RENÉ GUÉNON
Correspondance avec Camille Florence
Paris, 10 novembre 1928
51, rue St-Louis-en-l’Île (IVe)
Cher Monsieur,
C’est moi qui aurais dû vous remercier de m’avoir confié votre brochure sur le gui, que j’ai lue avec beaucoup d’intérêt, ainsi qu’un de mes amis qui désirait la connaître depuis longtemps.
Je suis heureux que la brochure de M. Charbonneau vous ai fait plaisir ; bien entendu, vous pouvez la garder, car j’en ai encore un assez grand nombre d’exemplaires.
J’ai vu en effet, dans le dernier numéro d’Atlantis qu’on m’a communiqué ces jours-ci, ce qui concerne la figure des trois enceintes, dont l’origine druidique me paraît aussi très vraisemblable. J’ai écrit hier à M. Charbonneau, et je lui ai demandé ce qu’il pense de cette question ; s’il a quelque idée intéressante à ce sujet, je ne manquerai pas de vous en faire part.Pour moi, je pense que les trois enceintes représentent tout simplement trois degrés d’initiation. Ce qui m’a donné cette idée, c’est que j’ai eu autrefois sous les yeux des documents provenant de certaines organisations initiatiques et dans lesquels les différents degrés hiérarchiques étaient décrits comme autant d’enceintes concentriques. Naturellement, ces documents étaient fort récents en comparaison de ce dont il s’agit, mais il y a là, probablement, l’écho d’une tradition dont l’origine peut remonter très loin, encore que la façon dont elle a pu se conserver et se transmettre soit assez difficilement saisissable pour bien des raisons.
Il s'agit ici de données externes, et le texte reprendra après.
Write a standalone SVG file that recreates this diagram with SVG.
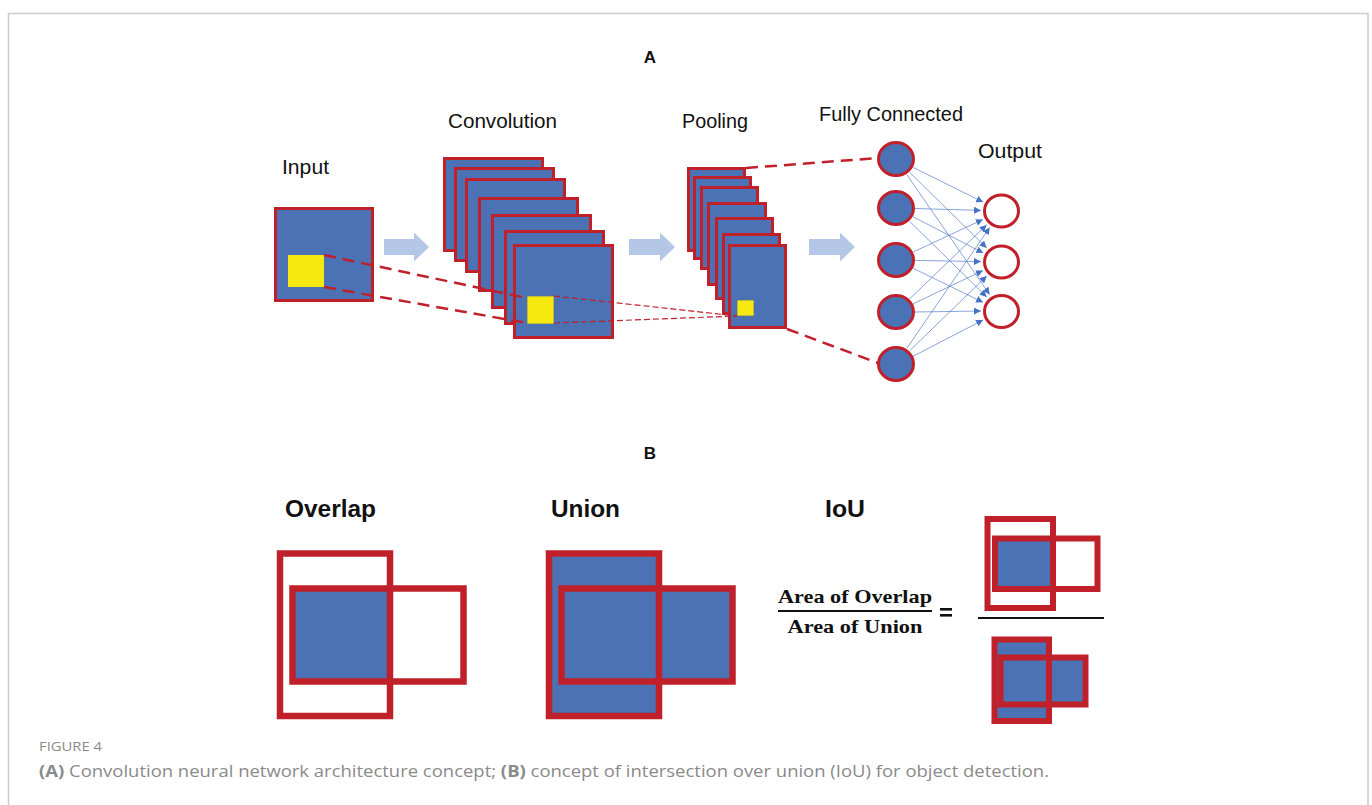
<svg xmlns="http://www.w3.org/2000/svg" width="1372" height="805" viewBox="0 0 1372 805">
<defs>
<style>
.lbl{font-family:"Liberation Sans",Arial,sans-serif;font-size:20px;fill:#111}
.blbl{font-family:"Liberation Sans",Arial,sans-serif;font-size:23px;font-weight:bold;fill:#111}
.pl{font-family:"Liberation Sans",Arial,sans-serif;font-size:17px;font-weight:bold;fill:#111;text-anchor:middle}
.frac{font-family:"Liberation Serif","Times New Roman",serif;font-size:19px;font-weight:bold;fill:#111;text-anchor:middle}
.cap{font-family:"Open Sans",Lato,sans-serif;fill:#8a8a8a}
.map{fill:#4a72b5;stroke:#c0202a;stroke-width:3}
.yel{fill:#f5e90f;stroke:#5b6f8f;stroke-width:0.75}
.blk{fill:#b4c7e7}
.fc{fill:#4a72b5;stroke:#c0202a;stroke-width:3}
.out{fill:#fff;stroke:#c0202a;stroke-width:3}
.dash{stroke:#c0202a;stroke-width:2.5;stroke-dasharray:12 7;fill:none}
.tdash{stroke:#c0202a;stroke-width:1.2;stroke-dasharray:6 3;fill:none}
.edge{stroke:#4472c4;stroke-width:0.8;stroke-opacity:0.8;fill:none;marker-end:url(#ah)}
.box{fill:none;stroke:#c0202a;stroke-width:6.5}
.sbox{fill:none;stroke:#c0202a;stroke-width:6}
.bf{fill:#4a72b5}
</style>
<marker id="ah" viewBox="0 0 10 10" refX="10" refY="5" markerWidth="7" markerHeight="7" markerUnits="userSpaceOnUse" orient="auto">
<path d="M0,0 L10,5 L0,10 z" fill="#4472c4"/>
</marker>
</defs>
<rect x="0" y="0" width="1372" height="805" fill="#fff"/>
<path d="M8.5,805 V13.5 H1368 V805" fill="none" stroke="#cccccc" stroke-width="1.5"/>

<text class="pl" x="650" y="63">A</text>
<text class="pl" x="650" y="459">B</text>

<g id="input">
<text class="lbl" x="282" y="174" textLength="47" lengthAdjust="spacingAndGlyphs">Input</text>
<rect class="map" x="275.5" y="208.5" width="97" height="92"/>
<rect x="288" y="255" width="36" height="32" fill="#f5e90f"/>
</g>

<g id="arrow1"><polygon class="blk" points="384,239 414,239 414,232.5 429,247 414,261.5 414,255 384,255"/></g>

<g id="convolution">
<text class="lbl" x="448" y="128" textLength="109" lengthAdjust="spacingAndGlyphs">Convolution</text>
<rect class="map" x="444.5" y="158.5" width="98" height="92"/>
<rect class="map" x="455.5" y="168.5" width="98" height="92"/>
<rect class="map" x="466.5" y="179.5" width="98" height="92"/>
<rect class="map" x="479.5" y="198.5" width="98" height="92"/>
<rect class="map" x="492.5" y="215.5" width="98" height="92"/>
<rect class="map" x="505.5" y="231.5" width="98" height="92"/>
<rect class="map" x="514.5" y="245.5" width="98" height="92"/>
<rect class="yel" x="527" y="296" width="27" height="28"/>
</g>

<g id="arrow2"><polygon class="blk" points="629,239 660,239 660,232.5 675,247 660,261.5 660,255 629,255"/></g>

<g id="pooling">
<text class="lbl" x="682" y="128" textLength="66" lengthAdjust="spacingAndGlyphs">Pooling</text>
<rect class="map" x="688.5" y="168.5" width="56" height="82"/>
<rect class="map" x="694.5" y="177.5" width="56" height="81"/>
<rect class="map" x="701.5" y="187.5" width="56" height="81"/>
<rect class="map" x="708.5" y="203.5" width="57" height="81"/>
<rect class="map" x="716.5" y="218.5" width="56" height="80"/>
<rect class="map" x="723.5" y="234.5" width="56" height="79"/>
<rect class="map" x="729.5" y="245.5" width="56" height="82"/>
<rect class="yel" x="737" y="300" width="17" height="16"/>
</g>

<g id="arrow3"><polygon class="blk" points="809,239 840,239 840,232.5 855,247 840,261.5 840,255 809,255"/></g>

<g id="fully-connected">
<text class="lbl" x="819" y="121" textLength="144" lengthAdjust="spacingAndGlyphs">Fully Connected</text>
<ellipse class="fc" cx="896" cy="159" rx="17.5" ry="16.5"/>
<ellipse class="fc" cx="896" cy="208" rx="17.5" ry="16.5"/>
<ellipse class="fc" cx="896" cy="260" rx="17.5" ry="16.5"/>
<ellipse class="fc" cx="896" cy="312" rx="17.5" ry="16.5"/>
<ellipse class="fc" cx="896" cy="364" rx="17.5" ry="16.5"/>
</g>

<g id="output">
<text class="lbl" x="978" y="158" textLength="64" lengthAdjust="spacingAndGlyphs">Output</text>
<ellipse class="out" cx="1001.5" cy="211" rx="17" ry="16"/>
<ellipse class="out" cx="1001.5" cy="262" rx="17" ry="16"/>
<ellipse class="out" cx="1001.5" cy="311.5" rx="17" ry="16"/>
</g>

<g id="connectors">
<line class="dash" x1="324" y1="255" x2="527" y2="298"/>
<line class="dash" x1="324" y1="287" x2="527" y2="323"/>
<line class="tdash" x1="554" y1="296" x2="737" y2="316"/>
<line class="tdash" x1="554" y1="323" x2="737" y2="316"/>
<line class="dash" x1="746" y1="168" x2="878" y2="158"/>
<line class="dash" x1="787" y1="329" x2="878" y2="363"/>
<line class="edge" x1="913" y1="167.4" x2="983.1" y2="202.1"/>
<line class="edge" x1="909.6" y1="172.3" x2="986.7" y2="248"/>
<line class="edge" x1="906.8" y1="174.6" x2="989.6" y2="294.5"/>
<line class="edge" x1="915" y1="208.5" x2="981" y2="210.4"/>
<line class="edge" x1="912.9" y1="216.7" x2="983.2" y2="252.9"/>
<line class="edge" x1="909.6" y1="221.3" x2="986.7" y2="297"/>
<line class="edge" x1="913.2" y1="252" x2="982.9" y2="219.5"/>
<line class="edge" x1="915" y1="260.4" x2="981" y2="261.6"/>
<line class="edge" x1="913.1" y1="268.3" x2="983" y2="302.3"/>
<line class="edge" x1="909.7" y1="298.8" x2="986.6" y2="224.9"/>
<line class="edge" x1="913.2" y1="303.8" x2="982.9" y2="270.6"/>
<line class="edge" x1="915" y1="312" x2="981" y2="311"/>
<line class="edge" x1="906.8" y1="348.3" x2="989.7" y2="227.5"/>
<line class="edge" x1="909.6" y1="350.8" x2="986.7" y2="276"/>
<line class="edge" x1="913" y1="356.3" x2="983.1" y2="320"/>
</g>

<g id="overlap">
<text class="blbl" x="285" y="517" textLength="91" lengthAdjust="spacingAndGlyphs">Overlap</text>
<rect class="bf" x="292.5" y="588.5" width="97.5" height="93"/>
<rect class="box" x="280" y="553.5" width="110" height="162.5"/>
<rect class="box" x="292.5" y="588.5" width="171" height="93"/>
</g>

<g id="union">
<text class="blbl" x="551" y="517" textLength="69" lengthAdjust="spacingAndGlyphs">Union</text>
<rect class="bf" x="549" y="553.5" width="110" height="162.5"/>
<rect class="bf" x="561.5" y="588.5" width="171" height="93"/>
<rect class="box" x="549" y="553.5" width="110" height="162.5"/>
<rect class="box" x="561.5" y="588.5" width="171" height="93"/>
</g>

<g id="iou">
<text class="blbl" x="825" y="517" textLength="40" lengthAdjust="spacingAndGlyphs">IoU</text>
<text class="frac" x="855" y="603" textLength="154" lengthAdjust="spacingAndGlyphs">Area of Overlap</text>
<line x1="778" y1="611" x2="932" y2="611" stroke="#111" stroke-width="1.8"/>
<text class="frac" x="855" y="633" textLength="135" lengthAdjust="spacingAndGlyphs">Area of Union</text>
<rect x="940" y="608" width="12" height="2.6" fill="#111"/>
<rect x="940" y="614" width="12" height="2.6" fill="#111"/>
<line x1="978" y1="618" x2="1104" y2="618" stroke="#111" stroke-width="2"/>
<rect class="bf" x="995" y="538.5" width="58" height="50.5"/>
<rect class="sbox" x="987.5" y="519" width="65.5" height="89"/>
<rect class="sbox" x="995" y="538.5" width="102.5" height="50.5"/>
<rect class="bf" x="994.5" y="639.5" width="54.5" height="81.5"/>
<rect class="bf" x="1000.5" y="657.5" width="85" height="47"/>
<rect class="sbox" x="994.5" y="639.5" width="54.5" height="81.5"/>
<rect class="sbox" x="1000.5" y="657.5" width="85" height="47"/>
</g>

<g id="caption">
<text class="cap" x="39" y="751" font-size="12.5" textLength="63" lengthAdjust="spacingAndGlyphs">FIGURE 4</text>
<text class="cap" x="39" y="777" font-size="16.5" textLength="1010" lengthAdjust="spacingAndGlyphs"><tspan font-weight="bold">(A)</tspan> Convolution neural network architecture concept; <tspan font-weight="bold">(B)</tspan> concept of intersection over union (IoU) for object detection.</text>
</g>
</svg>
Je vous donne mon idée pour ce qu’elle vaut ; il faut ajouter, d’ailleurs, que les degrés initiatiques sont toujours regardés comme correspondant à autant de « mondes », c’est-à-dire d’états d’existence hiérarchisés, et aussi que presque tous les symboles ont une pluralité de significations qui, loin de s’exclure, se complètent au contraire les unes les autres. Il ne faudrait donc pas voir dans ce que je vous dis une interprétation exclusive, mais il me semble bien que c’est là que se trouve le point de départ dont il faut tenir compte pour rechercher, par analogie, les autres interprétations possibles. Vous serez bien aimable de me dire, à l’occasion, si cette explication vous paraît satisfaisante.J’ajoute encore que les lignes qui joignent les trois enceintes s’expliquent aussi très bien : ce seraient les canaux par lesquels l’enseignement de la doctrine se répand du degré suprême jusqu’au plus inférieur. Cette figuration me fait penser à la « fontaine d’enseignement » des « Fideli d’Amore », depuis Dante jusqu’à Pétrarque ; et des images plus ou moins semblables se rencontrent dans les traditions de presque tous les peuples, en Orient aussi bien qu’en Occident. Cette fontaine a même été prise comme un des symboles du Christ ; M. Charbonneau a là-dessus des documents très intéressants.
Veuillez recevoir, cher Monsieur, l’expression de mes sentiments les meilleurs.
René Guénon
P. S. : Je vous demanderai, jusqu’à nouvel ordre, de ne pas communiquer ce que je vous dis ici à M. Le Cour ; quand son imagination travaille sur certains renseignements, on ne sait jamais ce que cela peut devenir ; et c’est pourquoi j’aime mieux prendre le temps de préciser moi-même divers points, surtout en ce qui concerne les rapprochements à établir avec d’autres symboles.